Exactly the lines from the first line of the records to the line holding "y_ticks = [0, 10, 20, 30, 40, 50, 60, 70, 80]" should be duplicated, and nothing more; pictures stay out.
---------- Input for this task
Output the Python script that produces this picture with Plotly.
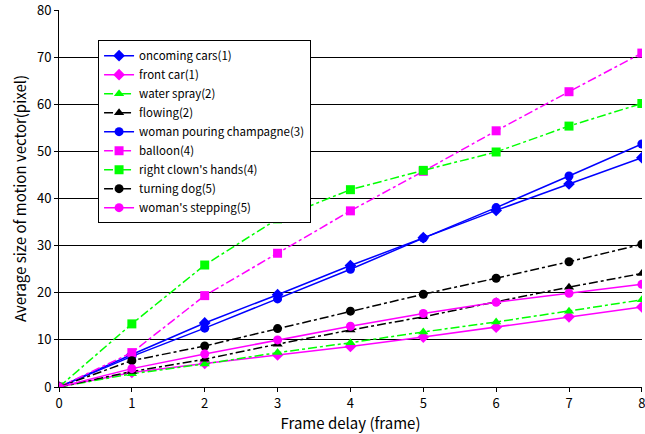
import plotly.graph_objects as go

frames = [0, 1, 2, 3, 4, 5, 6, 7, 8]

oncoming_cars = [0, 6.9, 13.6, 19.6, 25.8, 31.7, 37.5, 43.1, 48.7]
front_car = [0, 3.1, 5.0, 6.8, 8.6, 10.6, 12.7, 14.9, 17.0]
water_spray = [0, 2.8, 4.9, 7.3, 9.4, 11.7, 13.8, 16.1, 18.5]
flowing = [0, 3.3, 5.9, 9.1, 12.1, 14.9, 18.1, 21.2, 24.1]
woman_pouring = [0, 6.5, 12.5, 18.7, 25.0, 31.6, 38.1, 44.8, 51.6]
balloon = [0, 7.3, 19.4, 28.4, 37.4, 45.8, 54.4, 62.7, 70.9]
clown_hands = [0, 13.4, 25.9, 35.7, 41.9, 46.0, 49.9, 55.4, 60.2]
turning_dog = [0, 5.6, 8.7, 12.4, 16.1, 19.7, 23.1, 26.6, 30.3]
woman_stepping = [0, 3.9, 7.0, 10.0, 12.9, 15.6, 18.0, 19.9, 21.8]

x_ticks = [0, 1, 2, 3, 4, 5, 6, 7, 8]
y_ticks = [0, 10, 20, 30, 40, 50, 60, 70, 80]

series = [
    ("oncoming cars(1)", oncoming_cars, "#0000FF", "diamond", "solid"),
    ("front car(1)", front_car, "#FF00FF", "diamond", "solid"),
    ("water spray(2)", water_spray, "#00FF00", "triangle-up", "dashdot"),
    ("flowing(2)", flowing, "#000000", "triangle-up", "dashdot"),
    ("woman pouring champagne(3)", woman_pouring, "#0000FF", "circle", "solid"),
    ("balloon(4)", balloon, "#FF00FF", "square", "dashdot"),
    ("right clown's hands(4)", clown_hands, "#00FF00", "square", "dashdot"),
    ("turning dog(5)", turning_dog, "#000000", "circle", "dashdot"),
    ("woman's stepping(5)", woman_stepping, "#FF00FF", "circle", "solid"),
]

fig = go.Figure()
for name, vals, color, sym, dash in series:
    fig.add_trace(go.Scatter(
        x=frames, y=vals, name=name, mode="lines+markers",
        line=dict(color=color, width=1.5, dash=dash),
        marker=dict(symbol=sym, size=9, color=color),
    ))

font = "Noto Sans CJK JP, sans-serif"
fig.update_layout(
    width=645, height=434,
    margin=dict(l=59, r=3, t=10, b=47),
    paper_bgcolor="white", plot_bgcolor="white",
    font=dict(family=font, size=12, color="black"),
    showlegend=True,
    legend=dict(
        x=0.067, y=0.92, xanchor="left", yanchor="top",
        bordercolor="black", borderwidth=1, bgcolor="white",
        font=dict(size=11.5), tracegroupgap=0, itemwidth=30,
    ),
    xaxis=dict(
        range=[0, 8.002], tickvals=x_ticks, ticktext=[str(v) for v in x_ticks],
        showgrid=False, zeroline=False,
        showline=True, linecolor="black", linewidth=1,
        ticks="outside", ticklen=4, tickcolor="black",
        tickfont=dict(size=13), automargin=False, ticklabeloverflow="allow",
        title=dict(text="Frame delay (frame)", font=dict(size=15), standoff=4),
    ),
    yaxis=dict(
        range=[0, 80.05], tickvals=y_ticks, ticktext=[str(v) for v in y_ticks],
        showgrid=True, gridcolor="black", gridwidth=1,
        zeroline=False, showline=True, linecolor="black", linewidth=1,
        ticks="outside", ticklen=4, tickcolor="black",
        tickfont=dict(size=13), automargin=False, ticklabeloverflow="allow",
        title=dict(text="Average size of motion vector(pixel)", font=dict(size=15), standoff=6),
    ),
)

fig.write_html("out.html", config={"displayModeBar": False},
               post_script="document.body.style.margin='0';")
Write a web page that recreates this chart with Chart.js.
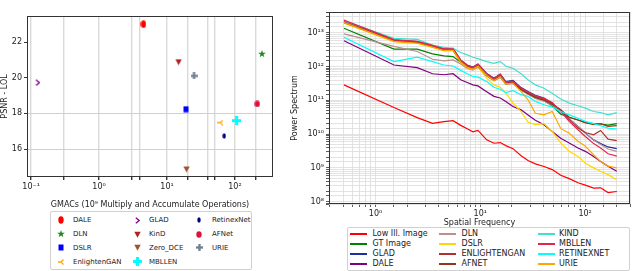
<!DOCTYPE html>
<html>
<head>
<meta charset="utf-8">
<script src="https://cdn.jsdelivr.net/npm/chart.js@4"></script>
<style>
body { margin: 0; width: 640px; height: 271px; background: #fff; position: relative; overflow: hidden; font-family: 'DejaVu Sans', sans-serif; }
canvas { position: absolute; }
.legend { position: absolute; border: 1px solid #d0d0d0; border-radius: 2px; background: #fff; font-size: 8px; color: #222; }
#leftLegend { font-size: 7px; }
.item { position: absolute; white-space: nowrap; line-height: 10px; height: 10px; }
.item img { position: absolute; }
.swatch { position: absolute; height: 2px; }
</style>
</head>
<body>
<canvas id="left" width="290" height="210" style="left:0;top:0"></canvas>
<canvas id="right" width="350" height="228" style="left:290px;top:0"></canvas>
<div class="legend" id="leftLegend" style="left:50px;top:211px;width:200px;height:57px"></div>
<div class="legend" id="rightLegend" style="left:347px;top:227px;width:281px;height:42px"></div>
<script>
// ---- left: PSNR vs GMACs ----
const methods = ['DALE', 'DLN', 'DSLR', 'EnlightenGAN', 'GLAD', 'KinD', 'Zero_DCE', 'MBLLEN', 'RetinexNet', 'AFNet', 'URIE'];
const gmacs = [4.5, 250, 19, 61, 0.125, 14.8, 19.4, 106, 69.5, 213, 25];
const psnr = [23.0, 21.33, 18.23, 17.48, 19.72, 20.88, 14.87, 17.59, 16.73, 18.53, 20.1];
const psnrTicks = [16, 18, 20, 22];
const gmacGrid = [0.1, 0.3, 1, 3, 4, 10, 20, 40, 50, 100, 200];

// ---- right: power spectrum (log10 of power) ----
const freq = [0.5, 1.5, 2.5, 3.5, 4.5, 5.5, 6.5, 7.5, 8.5, 9.5, 11.5, 13.5, 15.5, 17.5, 20.5, 24.5, 28.5, 33.5, 40.5, 48.5, 58.5, 70.5, 85.5, 100.5, 120.5, 140.5, 165.5, 200.5];
const lowIll = [11.46, 10.79, 10.49, 10.32, 10.37, 10.40, 10.26, 10.16, 10.07, 10.11, 9.83, 9.73, 9.75, 9.66, 9.57, 9.36, 9.22, 9.12, 9.04, 8.95, 8.78, 8.68, 8.56, 8.49, 8.40, 8.41, 8.27, 8.30];
const gt = [13.14, 12.52, 12.52, 12.38, 12.32, 12.30, 12.13, 11.98, 11.93, 12.00, 11.73, 11.59, 11.69, 11.49, 11.51, 11.31, 11.20, 11.07, 10.99, 10.84, 10.59, 10.50, 10.42, 10.34, 10.31, 10.30, 10.27, 10.31];
const glad = [13.35, 12.79, 12.74, 12.62, 12.52, 12.54, 12.19, 12.05, 11.99, 12.08, 11.80, 11.66, 11.78, 11.56, 11.59, 11.38, 11.26, 11.15, 11.07, 10.92, 10.67, 10.45, 10.23, 10.03, 9.83, 9.72, 9.62, 9.57];
const dale = [12.77, 12.05, 11.97, 11.79, 11.76, 11.79, 11.61, 11.53, 11.46, 11.43, 11.26, 11.12, 11.07, 10.97, 10.82, 10.72, 10.57, 10.41, 10.28, 10.08, 9.88, 9.74, 9.59, 9.49, 9.34, 9.19, 9.05, 8.90];
const dln = [12.97, 12.60, 12.45, 12.22, 12.17, 12.20, 12.08, 11.95, 11.90, 11.98, 11.72, 11.58, 11.69, 11.48, 11.50, 11.30, 11.18, 11.06, 10.98, 10.86, 10.68, 10.45, 10.23, 10.03, 9.83, 9.69, 9.56, 9.49];
const dslr = [13.29, 12.74, 12.69, 12.57, 12.47, 12.47, 12.13, 11.97, 11.92, 12.00, 11.66, 11.46, 11.39, 11.23, 10.92, 10.67, 10.35, 10.28, 10.31, 10.08, 9.74, 9.49, 9.34, 9.14, 9.00, 8.90, 8.80, 8.65];
const enlighten = [13.36, 12.78, 12.73, 12.61, 12.51, 12.51, 12.17, 12.02, 11.96, 12.04, 11.77, 11.62, 11.74, 11.52, 11.54, 11.34, 11.22, 11.11, 11.03, 10.91, 10.72, 10.43, 10.18, 10.05, 9.98, 10.11, 9.85, 9.81];
const afnet = [13.31, 12.76, 12.71, 12.59, 12.49, 12.49, 12.15, 11.99, 11.94, 12.01, 11.74, 11.60, 11.71, 11.50, 11.52, 11.32, 11.20, 11.09, 11.01, 10.88, 10.72, 10.50, 10.42, 10.34, 10.28, 10.31, 10.23, 10.25];
const kind = [13.36, 12.84, 12.81, 12.64, 12.57, 12.54, 12.42, 12.35, 12.28, 12.24, 12.15, 12.10, 12.15, 12.02, 11.95, 11.79, 11.61, 11.46, 11.36, 11.21, 11.04, 10.92, 10.84, 10.77, 10.67, 10.64, 10.57, 10.64];
const mbllen = [13.38, 12.80, 12.75, 12.63, 12.53, 12.53, 12.20, 12.04, 11.98, 12.07, 11.79, 11.65, 11.77, 11.55, 11.57, 11.37, 11.25, 11.14, 11.06, 10.94, 10.67, 10.38, 10.13, 9.93, 9.72, 9.59, 9.42, 9.35];
const retinex = [12.87, 12.15, 12.28, 12.15, 12.05, 12.02, 11.89, 11.79, 11.71, 11.69, 11.56, 11.39, 11.33, 11.23, 11.29, 11.17, 11.12, 10.97, 10.87, 10.80, 10.67, 10.57, 10.47, 10.38, 10.31, 10.25, 10.18, 10.15];
const urie = [13.31, 12.75, 12.70, 12.58, 12.48, 12.48, 12.14, 11.98, 11.93, 12.01, 11.74, 11.59, 11.70, 11.49, 11.51, 11.26, 11.02, 10.62, 10.57, 10.67, 10.17, 10.03, 9.79, 9.64, 9.39, 9.19, 9.05, 9.00];

const seriesNames = ['Low Ill. Image', 'GT Image', 'GLAD', 'DALE', 'DLN', 'DSLR', 'ENLIGHTENGAN', 'AFNET', 'KIND', 'MBLLEN', 'RETINEXNET', 'URIE'];
const seriesLogPower = [lowIll, gt, glad, dale, dln, dslr, enlighten, afnet, kind, mbllen, retinex, urie];

// styles
const markerColors = ['#ff0000', '#1e8a1e', '#0000ff', '#ffa500', '#8b008b', '#b22222', '#a0522d', '#00ffff', '#000080', '#dc143c', '#708090'];
const markerShapes = ['ellipse', 'star', 'square', 'tri', 'chevron', 'tridown', 'tridown', 'plus', 'ellipse', 'ellipse', 'plus'];
const markerSizes = [[6, 8], [8, 8], [6, 7], [6, 6], [5, 7], [7, 7], [7, 7], [9, 9], [4, 6], [6, 7], [7, 7]];
const lineColors = ['#ff0000', '#008000', '#1f2f9f', '#800080', '#bc8f8f', '#ffd700', '#b03030', '#8b3a1a', '#40e0d0', '#e0284f', '#00ffff', '#ffa500'];

const FONT = 'DejaVu Sans';
const sup = n => String(n).split('').map(ch => ({'-': '⁻', '0': '⁰', '1': '¹', '2': '²', '3': '³', '4': '⁴', '5': '⁵', '6': '⁶', '7': '⁷', '8': '⁸', '9': '⁹'})[ch]).join('');
const powLabel = v => {
    const e = Math.log10(v), r = Math.round(e);
    return Math.abs(e - r) < 1e-6 ? '10' + sup(r) : '';
};

function marker(shape, color, w, h) {
    const c = document.createElement('canvas');
    c.width = w; c.height = h;
    const g = c.getContext('2d');
    g.fillStyle = color; g.strokeStyle = color;
    const cx = w / 2, cy = h / 2;
    g.beginPath();
    if (shape === 'ellipse') {
        g.ellipse(cx, cy, w / 2 - 0.3, h / 2 - 0.3, 0, 0, 2 * Math.PI); g.fill();
    } else if (shape === 'star') {
        for (let i = 0; i < 10; i++) {
            const r = i % 2 ? w * 0.2 : w / 2;
            const a = -Math.PI / 2 + i * Math.PI / 5;
            g.lineTo(cx + r * Math.cos(a), cy + r * Math.sin(a));
        }
        g.closePath(); g.fill();
    } else if (shape === 'square') {
        g.fillRect(0.5, 0.5, w - 1, h - 1);
    } else if (shape === 'tridown') {
        g.moveTo(0.3, 0.8); g.lineTo(w - 0.3, 0.8); g.lineTo(cx, h - 0.3); g.closePath(); g.fill();
    } else if (shape === 'plus') {
        g.fillRect(cx - w / 6, 0, w / 3, h); g.fillRect(0, cy - h / 6, w, h / 3);
    } else if (shape === 'chevron') {
        g.lineWidth = 1.4; g.moveTo(0.8, 0.8); g.lineTo(w - 0.8, cy); g.lineTo(0.8, h - 0.8); g.stroke();
    } else if (shape === 'tri') {
        g.lineWidth = 1.3; g.moveTo(0, cy); g.lineTo(cx, cy); g.lineTo(w - 0.5, 0.5);
        g.moveTo(cx, cy); g.lineTo(w - 0.5, h - 0.5); g.stroke();
    }
    return c;
}

const frame = {
    id: 'frame',
    afterDraw(chart) {
        const {ctx, chartArea: a} = chart;
        ctx.save();
        ctx.strokeStyle = '#333';
        ctx.lineWidth = 1;
        ctx.strokeRect(Math.round(a.left) + 0.5, Math.round(a.top) + 0.5, Math.round(a.right - a.left) - 1, Math.round(a.bottom - a.top) - 1);
        ctx.restore();
    }
};

Chart.defaults.font.family = FONT;
Chart.defaults.color = '#222';

const markers = methods.map((m, i) => marker(markerShapes[i], markerColors[i], markerSizes[i][0], markerSizes[i][1]));

new Chart(document.getElementById('left'), {
    type: 'scatter',
    data: {
        datasets: methods.map((m, i) => ({
            label: m,
            data: [{x: gmacs[i], y: psnr[i]}],
            pointStyle: markers[i],
            backgroundColor: markerColors[i],
            borderColor: markerColors[i]
        }))
    },
    options: {
        responsive: false,
        animation: false,
        events: [],
        layout: {padding: {top: 16, right: 17, left: 0, bottom: 0}},
        plugins: {legend: {display: false}, tooltip: {enabled: false}},
        scales: {
            x: {
                type: 'logarithmic',
                min: 0.087, max: 363,
                afterBuildTicks: s => { s.ticks = gmacGrid.map(v => ({value: v})); },
                afterFit: s => { s.height = 33; },
                border: {display: false},
                grid: {color: '#dadada', lineWidth: 1.4, tickColor: '#333', tickLength: 3},
                ticks: {autoSkip: false, maxRotation: 0, padding: 2, font: {size: 8}, callback: v => powLabel(v)},
                title: {display: true, text: 'GMACs (10⁹ Multiply and Accumulate Operations)', font: {size: 8}, padding: {top: 3, bottom: 0}}
            },
            y: {
                min: 14.43, max: 23.46,
                afterBuildTicks: s => { s.ticks = psnrTicks.map(v => ({value: v})); },
                afterFit: s => { s.width = 27; },
                border: {display: false},
                grid: {
                    color: c => (c.tick && (c.tick.value === 16 || c.tick.value === 18)) ? '#d0d0d0' : 'rgba(0,0,0,0)',
                    tickColor: '#333', tickLength: 3
                },
                ticks: {padding: 2, font: {size: 8}},
                title: {display: true, text: 'PSNR - LOL', font: {size: 8}, padding: {top: 0, bottom: 2}}
            }
        }
    },
    plugins: [frame]
});

new Chart(document.getElementById('right'), {
    type: 'line',
    data: {
        datasets: seriesNames.map((n, i) => ({
            label: n,
            data: freq.map((f, j) => ({x: f, y: Math.pow(10, seriesLogPower[i][j])})),
            borderColor: lineColors[i],
            borderWidth: 1.2,
            pointRadius: 0,
            tension: 0,
            order: seriesNames.length - i
        }))
    },
    options: {
        responsive: false,
        animation: false,
        events: [],
        layout: {padding: {top: 12, right: 10, left: 0, bottom: 0}},
        plugins: {legend: {display: false}, tooltip: {enabled: false}},
        scales: {
            x: {
                type: 'logarithmic',
                min: 0.36, max: 268,
                afterFit: s => { s.height = 24; },
                border: {display: false},
                grid: {color: '#dcdcdc', lineWidth: 0.8, tickColor: '#333', tickLength: 3},
                ticks: {autoSkip: false, maxRotation: 0, padding: 2, font: {size: 8}, callback: v => powLabel(v)},
                title: {display: true, text: 'Spatial Frequency', font: {size: 8}, padding: {top: 0, bottom: 0}}
            },
            y: {
                type: 'logarithmic',
                min: 8.5e7, max: 4.17e13,
                afterFit: s => { s.width = 39; },
                border: {display: false},
                grid: {color: '#dcdcdc', lineWidth: 0.8, tickColor: '#333', tickLength: 3},
                ticks: {autoSkip: false, padding: 2, font: {size: 8}, callback: v => powLabel(v)},
                title: {display: true, text: 'Power Spectrum', font: {size: 8}, padding: {top: 0, bottom: 2}}
            }
        }
    },
    plugins: [frame]
});

// legends (column-major, like the original)
const leftLeg = document.getElementById('leftLegend');
const lCols = [[10, 22], [86, 98], [148, 161]];
const lRows = [8, 22, 35.5, 49.5];
methods.forEach((m, i) => {
    const col = Math.floor(i / 4), row = i % 4;
    const d = document.createElement('div');
    d.className = 'item';
    d.style.left = lCols[col][1] + 'px';
    d.style.top = (lRows[row] - 5) + 'px';
    d.textContent = m;
    leftLeg.appendChild(d);
    const img = document.createElement('img');
    img.src = markers[i].toDataURL();
    img.style.position = 'absolute';
    img.style.left = (lCols[col][0] - markerSizes[i][0] / 2) + 'px';
    img.style.top = (lRows[row] - markerSizes[i][1] / 2) + 'px';
    leftLeg.appendChild(img);
});

const rightLeg = document.getElementById('rightLegend');
const rCols = [[2, 24.5], [91, 113.5], [189.5, 211]];
const rRows = [5.7, 15.7, 25.7, 35.7];
seriesNames.forEach((n, i) => {
    const col = Math.floor(i / 4), row = i % 4;
    const sw = document.createElement('div');
    sw.className = 'swatch';
    sw.style.left = rCols[col][0] + 'px';
    sw.style.top = (rRows[row] - 1) + 'px';
    sw.style.width = '17px';
    sw.style.background = lineColors[i];
    rightLeg.appendChild(sw);
    const d = document.createElement('div');
    d.className = 'item';
    d.style.left = rCols[col][1] + 'px';
    d.style.top = (rRows[row] - 5) + 'px';
    d.textContent = n;
    rightLeg.appendChild(d);
});
</script>
</body>
</html>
--------------------
**Result of this task:**
Output the Python script that produces this picture with Plotly.
import plotly.graph_objects as go

frames = [0, 1, 2, 3, 4, 5, 6, 7, 8]

oncoming_cars = [0, 6.9, 13.6, 19.6, 25.8, 31.7, 37.5, 43.1, 48.7]
front_car = [0, 3.1, 5.0, 6.8, 8.6, 10.6, 12.7, 14.9, 17.0]
water_spray = [0, 2.8, 4.9, 7.3, 9.4, 11.7, 13.8, 16.1, 18.5]
flowing = [0, 3.3, 5.9, 9.1, 12.1, 14.9, 18.1, 21.2, 24.1]
woman_pouring = [0, 6.5, 12.5, 18.7, 25.0, 31.6, 38.1, 44.8, 51.6]
balloon = [0, 7.3, 19.4, 28.4, 37.4, 45.8, 54.4, 62.7, 70.9]
clown_hands = [0, 13.4, 25.9, 35.7, 41.9, 46.0, 49.9, 55.4, 60.2]
turning_dog = [0, 5.6, 8.7, 12.4, 16.1, 19.7, 23.1, 26.6, 30.3]
woman_stepping = [0, 3.9, 7.0, 10.0, 12.9, 15.6, 18.0, 19.9, 21.8]

x_ticks = [0, 1, 2, 3, 4, 5, 6, 7, 8]
y_ticks = [0, 10, 20, 30, 40, 50, 60, 70, 80]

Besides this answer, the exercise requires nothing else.